Beatificación y ligereza
Marta Obregón fue asesinada por el violador del ascensor el 22 de enero de 1992. Fue encontrada cinco días más tarde a escasos kilómetros de Burgos, de donde era natural. El Arzobispado de Burgos ha impulsado un proceso, iniciado hace cuatro años, que si finaliza felizmente Marta será Beatificada por su Santidad. La joven murió golpeada y acuchillada repetidas veces, pero virgen, cualidad sobrevalorada por los jerarcas de la Iglesia. Argumentan los que la quieren llevar a los altares que Marta no pudo ser reducida por el violador porque antes había entregado su corazón a Jesús y quienes la vieron después de ser masacrada quedaron admirados por la dulzura y serenidad de su rostro, expresión propia de quien muere perdonando y absorto en la esperanza de un encuentro de amor.
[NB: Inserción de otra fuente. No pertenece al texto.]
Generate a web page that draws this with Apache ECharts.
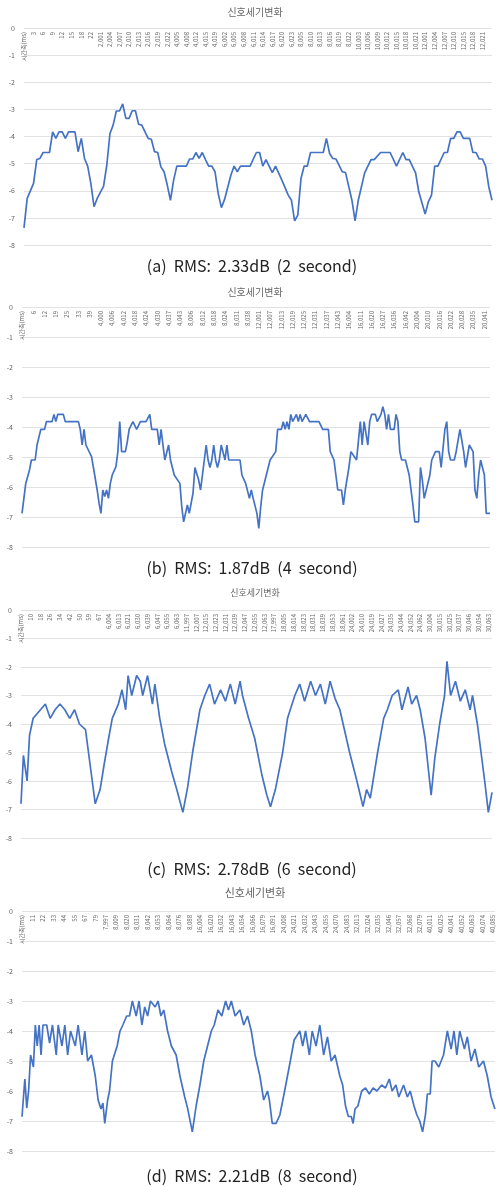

Entiendo la alegría y consuelo de su familia, vinculada al Movimiento Neocatecumenal y al Opus Dei. Lo que es difícil de aceptar es que en la causa se afirme que en el momento del asesinato la joven estaba buscando su vocación definitiva. Es como si para ser lo más de lo más, tuviera que ser alguien masoquista. Los allegados de Marta tienen motivos para sentirse aliviados, pues seguirá los pasos de Santa Inés, decapitada en el siglo III por negarse a tener relaciones sexuales con un romano. Cuando la mártir sea confirmada beata la cúspide eclesiástica la tendrá como modelo a seguir y sus padres como la hija heroína que nunca olvidarán.
Como en alguna que otra ocasión, me declaro no creyente, aunque es mi obligación respetar las creencias de las personas; pero que sea considerado no me disuade de la crítica que estime necesaria y conveniente. El Papa León X utilizó las indulgencias para financiar la construcción de la Basílica de San Pedro, y gracias a ellas y mediante previo pago los donantes tenían la absolución de sus pecados. Más aun, si la cantidad depositada era considerable el perdón era de por vida, indultándose las fechorías presentes y hasta las futuras. Todo ello provocó la ira de Lutero, provocando éste la célebre Reforma.
Quiero explicar con ello que no me seducen en absoluto las beatificaciones y santificaciones. El Cielo debe estar repleto de beatos, santos y Papas cuyas vidas no fueron para nada ejemplares, y que protagonizaron Santas Cruzadas, Santas Inquisiciones, alianzas con dictadores, acumulación de riquezas terrenales, acopio de contribuciones o protección de pederastas. Malos ejemplos con pringadas conductas que nadie debiera seguir. Y como al César lo que es del César, es cierto que existen santos y beatos de vida generosa y ejemplar; asunto éste que me preocupa, pues no es justo que compartan luces y habitáculos con otros santos degenerados. En este tema soy tajante: ni juntos ni revueltos.
Si la Iglesia beatifica a Marta está en su derecho, para eso tiene sus propias reglas. Pero me parece afrentoso el triste lugar en que quedan las mujeres violadas, vivas o muertas. Si a una virgen asesinada se le premia tanto por preservar su inocencia, ¿qué será de las que fueron ultrajadas? ¿Se dejaron deshonrar? ¿No se resistieron lo suficiente? ¿No se opusieron con bravura? ¿Son putas acaso? ¿Fue más valiente la mártir beata que la torturada y vulnerada? Imagínense por un momento que Marta, una vez sin vida, hubiese sido víctima de una abominable necrofilia por parte de su mal nacido verdugo. Su pérdida virginal, ¿hubiese imposibilitado su proceso de beatificación?
Tanta contradicción me incomoda, porque no es justo que se alce a los altares a una virgen doncella y no sean beatificadas las miles de creyentes violadas y asesinadas, cuyos únicos delitos es haber sido sometidas y poseídas contra su voluntad. Si la condición del himen marca la prohibida frontera entre las jóvenes ajusticiadas o las aspirantes a la pureza, qué injusta ofuscación tiene la Santa Madre Iglesia.